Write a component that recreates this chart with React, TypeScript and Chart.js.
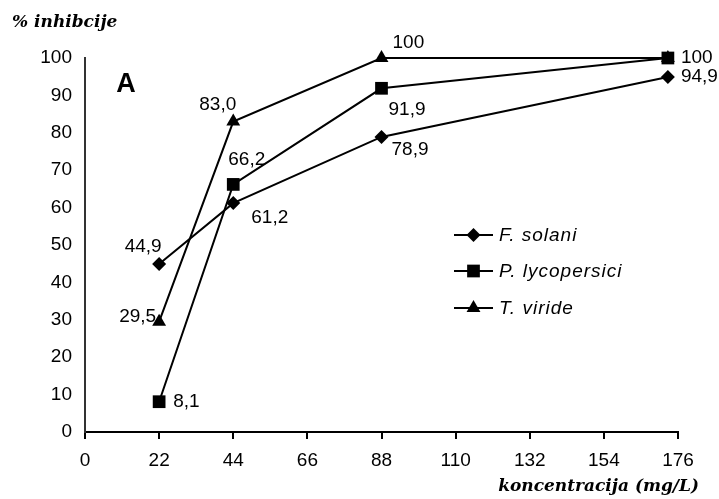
import React, { useEffect, useRef } from 'react';
import { Chart, registerables } from 'chart.js';

Chart.register(...registerables);

// ---- data ----
const concentrations = [22, 44, 88, 173];
const xTickValues = [0, 22, 44, 66, 88, 110, 132, 154, 176];
const fSolani = [44.9, 61.2, 78.9, 94.9];
const pLycopersici = [8.1, 66.2, 91.9, 100];
const tViride = [29.5, 83.0, 100, 100];
const seriesNames = ['F. solani', 'P. lycopersici', 'T. viride'];
const yTitle = '% inhibcije';
const xTitle = 'koncentracija (mg/L)';
const panelLetter = 'A';

// ---- styles ----
const SANS = '"Liberation Sans", Arial, sans-serif';
const SERIF = '"DejaVu Serif", "Liberation Serif", serif';
const pointStyles = ['rectRot', 'rect', 'triangle'];
const pointRadii = [7, 9, 8];
type Off = { dx: number; dy: number; align: CanvasTextAlign } | null;
const labelOffsets: Off[][] = [
  [
    { dx: -16, dy: -17, align: 'center' },
    { dx: 18, dy: 15, align: 'left' },
    { dx: 10, dy: 13, align: 'left' },
    { dx: 13, dy: 0, align: 'left' },
  ],
  [
    { dx: 14, dy: 0, align: 'left' },
    { dx: -5, dy: -25, align: 'left' },
    { dx: 7, dy: 21, align: 'left' },
    { dx: 13, dy: 0, align: 'left' },
  ],
  [
    { dx: -3, dy: -5, align: 'right' },
    { dx: 3, dy: -17, align: 'right' },
    { dx: 11, dy: -15, align: 'left' },
    null,
  ],
];

function fmt(v: number) {
  return v === 100 ? '100' : v.toFixed(1).replace('.', ',');
}

function drawMarker(ctx: CanvasRenderingContext2D, style: string, x: number, y: number, r: number) {
  ctx.beginPath();
  if (style === 'rectRot') {
    ctx.moveTo(x, y - r);
    ctx.lineTo(x + r, y);
    ctx.lineTo(x, y + r);
    ctx.lineTo(x - r, y);
  } else if (style === 'rect') {
    const s = r * Math.SQRT1_2;
    ctx.rect(x - s, y - s, 2 * s, 2 * s);
  } else {
    const a = Math.PI * 2 / 3;
    ctx.moveTo(x, y - r);
    ctx.lineTo(x + Math.sin(a) * r, y - Math.cos(a) * r);
    ctx.lineTo(x + Math.sin(2 * a) * r, y - Math.cos(2 * a) * r);
  }
  ctx.closePath();
  ctx.fill();
}

const decorPlugin = {
  id: 'decor',
  afterDatasetsDraw(chart: any) {
    const ctx: CanvasRenderingContext2D = chart.ctx;
    ctx.save();
    // data labels
    ctx.fillStyle = '#000';
    ctx.font = `19px ${SANS}`;
    ctx.textBaseline = 'middle';
    chart.data.datasets.forEach((ds: any, di: number) => {
      const meta = chart.getDatasetMeta(di);
      meta.data.forEach((pt: any, i: number) => {
        const off = labelOffsets[di][i];
        if (!off) return;
        ctx.textAlign = off.align;
        ctx.fillText(fmt(ds.data[i].y), pt.x + off.dx, pt.y + off.dy);
      });
    });
    // legend
    const lx0 = 454, lx1 = 493, ly = [235, 271, 308];
    ctx.font = `italic 19px ${SANS}`;
    (ctx as any).letterSpacing = '1px';
    ctx.textAlign = 'left';
    chart.data.datasets.forEach((ds: any, di: number) => {
      const y = ly[di];
      ctx.strokeStyle = '#000';
      ctx.lineWidth = 2;
      ctx.beginPath();
      ctx.moveTo(lx0, y);
      ctx.lineTo(lx1, y);
      ctx.stroke();
      drawMarker(ctx, pointStyles[di], (lx0 + lx1) / 2, y, pointRadii[di]);
      ctx.fillText(ds.label, 499, y + 1);
    });
    (ctx as any).letterSpacing = '0px';
    // panel letter
    ctx.font = `bold 27px ${SANS}`;
    ctx.textAlign = 'center';
    ctx.fillText(panelLetter, 126, 85);
    // titles
    ctx.font = `bold italic 17px ${SERIF}`;
    ctx.textAlign = 'left';
    ctx.fillText(yTitle, 12, 23);
    ctx.textAlign = 'right';
    ctx.fillText(xTitle, 699, 487);
    ctx.restore();
  },
};

export default function App() {
  const ref = useRef<HTMLCanvasElement>(null);
  useEffect(() => {
    if (!ref.current) return;
    const series = [fSolani, pLycopersici, tViride];
    const chart = new Chart(ref.current, {
      type: 'line',
      data: {
        datasets: series.map((vals, si) => ({
          label: seriesNames[si],
          data: vals.map((v, i) => ({ x: concentrations[i], y: v })),
          borderColor: '#000',
          backgroundColor: '#000',
          borderWidth: 2,
          pointStyle: pointStyles[si] as any,
          pointRadius: pointRadii[si],
          pointBorderWidth: 0,
          pointBackgroundColor: '#000',
          tension: 0,
          clip: false as any,
        })),
      },
      options: {
        animation: false,
        responsive: false,
        events: [],
        layout: { padding: { left: 0, right: 41, top: 58, bottom: 0 } },
        plugins: { legend: { display: false }, tooltip: { enabled: false } },
        scales: {
          x: {
            type: 'linear',
            min: 0,
            max: 176,
            afterBuildTicks: (s: any) => {
              s.ticks = xTickValues.map((v) => ({ value: v }));
            },
            afterFit: (s: any) => {
              s.height = 67;
            },
            grid: {
              display: true,
              drawOnChartArea: false,
              drawTicks: true,
              tickLength: 7,
              color: '#000',
              lineWidth: 2,
            },
            border: { display: true, color: '#000', width: 2 },
            ticks: {
              color: '#000',
              font: { family: SANS, size: 19 },
              padding: 10,
              maxRotation: 0,
              autoSkip: false,
            },
          },
          y: {
            type: 'linear',
            min: 0,
            max: 100,
            afterFit: (s: any) => {
              s.width = 85;
            },
            grid: { display: false, drawTicks: false },
            border: { display: true, color: '#333', width: 2 },
            ticks: {
              stepSize: 10,
              color: '#000',
              font: { family: SANS, size: 19 },
              padding: 13,
            },
          },
        },
      },
      plugins: [decorPlugin],
    });
    return () => chart.destroy();
  }, []);
  return (
    <div style={{ position: 'fixed', left: 0, top: 0, width: 719, height: 499, background: '#fff' }}>
      <canvas ref={ref} width={719} height={499} style={{ display: 'block' }} />
    </div>
  );
}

» Exercise goal
Write out exactly the opening lines of the data, stopping after the line that holds "const panelLetter = 'A';". Exclude pictures.

» Finished task
Write a component that recreates this chart with React, TypeScript and Chart.js.
import React, { useEffect, useRef } from 'react';
import { Chart, registerables } from 'chart.js';

Chart.register(...registerables);

// ---- data ----
const concentrations = [22, 44, 88, 173];
const xTickValues = [0, 22, 44, 66, 88, 110, 132, 154, 176];
const fSolani = [44.9, 61.2, 78.9, 94.9];
const pLycopersici = [8.1, 66.2, 91.9, 100];
const tViride = [29.5, 83.0, 100, 100];
const seriesNames = ['F. solani', 'P. lycopersici', 'T. viride'];
const yTitle = '% inhibcije';
const xTitle = 'koncentracija (mg/L)';
const panelLetter = 'A';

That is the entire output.